According to Mike Upton, one of the workers on strike, the march was organized to draw greater attention to the situation. “People need to understand that we’re still here,” he said.

But local politicians took notice even before the marchers reached the Statehouse. Urging a swift and fair settlement, 11 politicians, including U.S. Sen. John Kerry and U.S. Rep. Michael Capuano, wrote a letter to Craig Herkert, president and CEO of Supervalu.

“We find 300 of our brothers and sisters losing their benefits because an otherwise healthy company cannot come to an agreement with employees that have served them loyally for decades,” they said.

“We urge local management and corporate executives to respect the right to organize and to bargain collectively.”

However, the deadlock continued, and the UFCW also called for a national boycott of Supervalu, with other unions, including Teamsters and the Massachusetts AFL-CIO, joining in pickets in front of Shaw’s grocery stores.

Last week, the Shaw’s workers voted in a new contract, 171-37, to end the strike.

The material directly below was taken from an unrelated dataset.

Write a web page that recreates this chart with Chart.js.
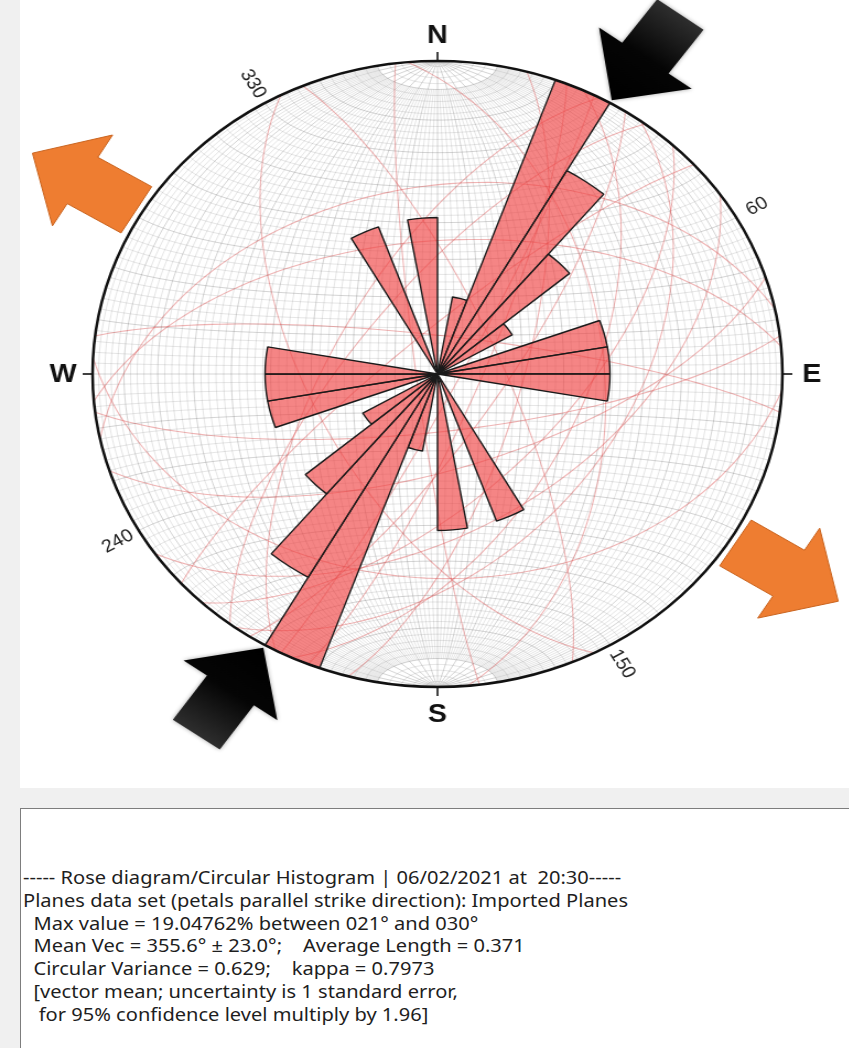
<!DOCTYPE html>
<html>
<head>
<meta charset="utf-8">
<script src="https://cdn.jsdelivr.net/npm/chart.js@4/dist/chart.umd.min.js"></script>
<style>
  html, body { margin: 0; padding: 0; }
  body { width: 849px; height: 1048px; background: #f0f0f0; position: relative; overflow: hidden; }
  #panel { position: absolute; left: 20px; top: 0; width: 829px; height: 788px; background: #fff; }
  #stage { position: absolute; left: 0; top: 0; width: 770px; height: 780px; transform: scaleX(1.102); transform-origin: 0 0; }
  #info { position: absolute; left: 20px; top: 808px; width: 850px; height: 260px; border: 1px solid #7d7d7d; background: #fff; box-sizing: border-box; }
  #log { position: absolute; left: 2px; top: 57px; margin: 0; font: 18px 'Noto Sans', sans-serif; line-height: 22.8px; color: #1e1e1e; white-space: pre; transform-origin: 0 0; }
  #log span { display: inline-block; }
</style>
</head>
<body>
<div id="panel"></div>
<div id="stage"><canvas id="rose"></canvas></div>
<div id="info"><div id="log"></div></div>
<script>
// 10-degree strike bins, clockwise from north
const bins = ['000-010','010-020','020-030','030-040','040-050','050-060','060-070','070-080','080-090',
  '090-100','100-110','110-120','120-130','130-140','140-150','150-160','160-170','170-180',
  '180-190','190-200','200-210','210-220','220-230','230-240','240-250','250-260','260-270',
  '270-280','280-290','290-300','300-310','310-320','320-330','330-340','340-350','350-360'];

// percentage of planes in each bin (bidirectional petals)
const petalPercent = [0, 4.7619, 19.04762, 14.28571, 9.52381, 4.7619, 0, 9.52381, 9.52381,
  9.52381, 0, 0, 0, 0, 0, 9.52381, 0, 9.52381,
  0, 4.7619, 19.04762, 14.28571, 9.52381, 4.7619, 0, 9.52381, 9.52381,
  9.52381, 0, 0, 0, 0, 0, 9.52381, 0, 9.52381];

// imported planes: strike (right-hand rule) and dip, degrees
const planeStrike = [15, 22, 25, 27, 208, 33, 36, 217, 43, 228, 55, 72, 258, 83, 265, 93, 277, 153, 337, 173, 355];
const planeDip    = [70, 80, 55, 85, 65, 75, 45, 70, 60, 80, 50, 65, 40, 75, 55, 35, 80, 60, 75, 85, 50];

const compassLabels = ['N', 'E', 'S', 'W'];
const compassAngles = [0, 90, 180, 270];
const degreeLabels = [330, 60, 150, 240];

const logLines = [
  '----- Rose diagram/Circular Histogram | 06/02/2021 at  20:30-----',
  'Planes data set (petals parallel strike direction): Imported Planes',
  null,
  '  Mean Vec = 355.6\u00b0 \u00b1 23.0\u00b0;    Average Length = 0.371',
  '  Circular Variance = 0.629;    kappa = 0.7973',
  '  [vector mean; uncertainty is 1 standard error,',
  '   for 95% confidence level multiply by 1.96]'
];

const maxValue = Math.max(...petalPercent);
const maxIdx = petalPercent.indexOf(maxValue);
const pad3 = n => String(n).padStart(3, '0');
logLines[2] = '  Max value = ' + maxValue.toFixed(5) + '% between ' + pad3(maxIdx * 10 + 1) + '\u00b0 and ' + pad3(maxIdx * 10 + 10) + '\u00b0';

const log = document.getElementById('log');
logLines.forEach(t => { const d = document.createElement('div'); const s = document.createElement('span'); s.textContent = t; d.appendChild(s); log.appendChild(d); });
const w2 = log.children[1].firstChild.getBoundingClientRect().width;
log.style.transform = 'scaleX(' + (605 / w2).toFixed(4) + ')';

const D2R = Math.PI / 180;

// lower-hemisphere equal-area projection of a unit vector (east, north, down)
function project(x, y, z) {
  const k = 1 / Math.sqrt(1 + z);
  return [x * k, y * k];
}

function polyline(ctx, cx, cy, R, pts) {
  ctx.beginPath();
  pts.forEach((p, i) => {
    const px = cx + R * p[0], py = cy - R * p[1];
    if (i === 0) ctx.moveTo(px, py); else ctx.lineTo(px, py);
  });
  ctx.stroke();
}

function greatCircle(strike, dip, t0 = 0, t1 = 180) {
  const s = strike * D2R, dd = (strike + 90) * D2R, d = dip * D2R;
  const S = [Math.sin(s), Math.cos(s), 0];
  const Dv = [Math.cos(d) * Math.sin(dd), Math.cos(d) * Math.cos(dd), Math.sin(d)];
  const pts = [];
  for (let t = t0; t <= t1; t += 2) {
    const c = Math.cos(t * D2R), n = Math.sin(t * D2R);
    pts.push(project(c * S[0] + n * Dv[0], c * S[1] + n * Dv[1], c * S[2] + n * Dv[2]));
  }
  return pts;
}

function smallCircle(alpha) {
  const a = alpha * D2R, pts = [];
  for (let f = 0; f <= 180; f += 3) {
    const p = f * D2R;
    pts.push(project(Math.sin(a) * Math.cos(p), Math.cos(a), Math.sin(a) * Math.sin(p)));
  }
  return pts;
}

function drawArrow(ctx, tx, ty, dir, headLen, headHalf, shaftLen, shaftHalf, fill, stroke) {
  const a = dir * D2R;
  const dx = Math.sin(a), dy = -Math.cos(a);
  const px = Math.cos(a), py = Math.sin(a);
  const bx = tx - dx * headLen, by = ty - dy * headLen;
  const ex = tx - dx * (headLen + shaftLen), ey = ty - dy * (headLen + shaftLen);
  ctx.beginPath();
  ctx.moveTo(tx, ty);
  ctx.lineTo(bx + px * headHalf, by + py * headHalf);
  ctx.lineTo(bx + px * shaftHalf, by + py * shaftHalf);
  ctx.lineTo(ex + px * shaftHalf, ey + py * shaftHalf);
  ctx.lineTo(ex - px * shaftHalf, ey - py * shaftHalf);
  ctx.lineTo(bx - px * shaftHalf, by - py * shaftHalf);
  ctx.lineTo(bx - px * headHalf, by - py * headHalf);
  ctx.closePath();
  if (typeof fill === 'function') ctx.fillStyle = fill(ctx, tx, ty, ex, ey); else ctx.fillStyle = fill;
  ctx.fill();
  if (stroke) { ctx.shadowColor = 'transparent'; ctx.strokeStyle = stroke; ctx.lineWidth = 1; ctx.stroke(); }
}

const stereonet = {
  id: 'stereonet',
  beforeDatasetsDraw(chart) {
    const sc = chart.scales.r, ctx = chart.ctx;
    const cx = sc.xCenter, cy = sc.yCenter, R = sc.drawingArea;
    ctx.save();
    ctx.beginPath();
    ctx.arc(cx, cy, R, 0, 2 * Math.PI);
    ctx.fillStyle = '#ffffff';
    ctx.fill();
    ctx.clip();
    // equal-area net, 2 degree spacing; minor meridians stop 10 degrees short of the poles
    ctx.lineWidth = 0.8;
    for (let d = 2; d < 90; d += 2) {
      const major = d % 10 === 0;
      ctx.strokeStyle = major ? 'rgba(110,110,110,0.36)' : 'rgba(120,120,120,0.24)';
      const t0 = major ? 0 : 10, t1 = major ? 180 : 170;
      polyline(ctx, cx, cy, R, greatCircle(0, d, t0, t1));
      polyline(ctx, cx, cy, R, greatCircle(180, d, t0, t1));
    }
    ctx.strokeStyle = 'rgba(110,110,110,0.36)';
    polyline(ctx, cx, cy, R, greatCircle(0, 90));
    for (let a = 2; a < 180; a += 2) {
      ctx.strokeStyle = a % 10 === 0 ? 'rgba(110,110,110,0.36)' : 'rgba(120,120,120,0.24)';
      polyline(ctx, cx, cy, R, smallCircle(a));
    }
    // planes as great circles
    ctx.strokeStyle = 'rgba(215,60,60,0.38)';
    ctx.lineWidth = 1.1;
    planeStrike.forEach((s, i) => polyline(ctx, cx, cy, R, greatCircle(s, planeDip[i])));
    ctx.restore();
  },
  afterDatasetsDraw(chart) {
    const sc = chart.scales.r, ctx = chart.ctx;
    const cx = sc.xCenter, cy = sc.yCenter, R = sc.drawingArea;
    const at = (deg, rho) => [cx + rho * R * Math.sin(deg * D2R), cy - rho * R * Math.cos(deg * D2R)];
    ctx.save();
    // primitive circle
    ctx.beginPath();
    ctx.arc(cx, cy, R, 0, 2 * Math.PI);
    ctx.strokeStyle = '#111';
    ctx.lineWidth = 2.5;
    ctx.stroke();
    // compass ticks and letters
    ctx.lineWidth = 1.6;
    ctx.fillStyle = '#111';
    ctx.font = 'bold 26px "Liberation Sans", Arial, sans-serif';
    ctx.textAlign = 'center';
    ctx.textBaseline = 'middle';
    compassAngles.forEach((a, i) => {
      const p0 = at(a, 1), p1 = at(a, 1 + 9 / R);
      ctx.beginPath(); ctx.moveTo(p0[0], p0[1]); ctx.lineTo(p1[0], p1[1]); ctx.stroke();
      const q = at(a, 1.085);
      ctx.fillText(compassLabels[i], q[0], q[1] + 1);
    });
    // degree labels, oriented radially
    ctx.font = '18px "Liberation Sans", Arial, sans-serif';
    ctx.fillStyle = '#222';
    degreeLabels.forEach(a => {
      const q = at(a, 1.07);
      let rot = a - 90; if (rot > 90) rot -= 180;
      ctx.save();
      ctx.translate(q[0], q[1]);
      ctx.rotate(rot * D2R);
      ctx.fillText(String(a), 0, 0);
      ctx.restore();
    });
    // extension arrows
    const orange = '#ee7d31';
    [[301, 301], [122, 122]].forEach(([pos, dir]) => {
      const t = at(pos, 1.37);
      drawArrow(ctx, t[0], t[1], dir, 53, 53, 57, 27, orange, '#c9621c');
    });
    // compression arrows
    const shade = (c, tx, ty, ex, ey) => {
      const g = c.createLinearGradient(ex, ey, tx, ty);
      g.addColorStop(0, '#2e2e2e'); g.addColorStop(0.5, '#050505'); g.addColorStop(1, '#000');
      return g;
    };
    ctx.shadowColor = 'rgba(0,0,0,0.35)';
    ctx.shadowBlur = 4;
    [[30, 216], [210, 35]].forEach(([pos, dir]) => {
      const t = at(pos, 1.01);
      drawArrow(ctx, t[0], t[1], dir, 52, 52, 54, 26, shade, null);
    });
    ctx.restore();
  }
};

new Chart(document.getElementById('rose'), {
  type: 'polarArea',
  data: {
    labels: bins,
    datasets: [{
      data: petalPercent,
      backgroundColor: 'rgba(240,70,70,0.66)',
      borderColor: '#1a1a1a',
      borderWidth: 1.4
    }]
  },
  options: {
    responsive: true,
    maintainAspectRatio: false,
    animation: false,
    layout: { padding: { left: 84, right: 60, top: 61, bottom: 93 } },
    plugins: { legend: { display: false }, tooltip: { enabled: false } },
    scales: {
      r: {
        min: 0,
        max: maxValue,
        ticks: { display: false },
        grid: { display: false },
        angleLines: { display: false },
        pointLabels: { display: false }
      }
    }
  },
  plugins: [stereonet]
});
</script>
</body>
</html>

A spokesman for the workers’ Local 791 said the contract has yet to be officially signed, and would not comment on the details of the settlement until then.

According to the Boston Globe, Shaw’s spokeswoman Rebekah Fawcett said the new agreement includes wage increases and greater employer contribution to a health care plan, but would not reveal details.

Shaw’s and the union are still negotiating the terms of the workers’ return, but will probably take place in the upcoming weeks after the replacement workers are let go.

“The economics of the offer were comparable to the offer we had on the table at the beginning of the strike, and we believe this is a fair deal because it balanced our business needs with those of our associates and our customers,” Fawcett said. “We agreed with the union that this was the right path forward.”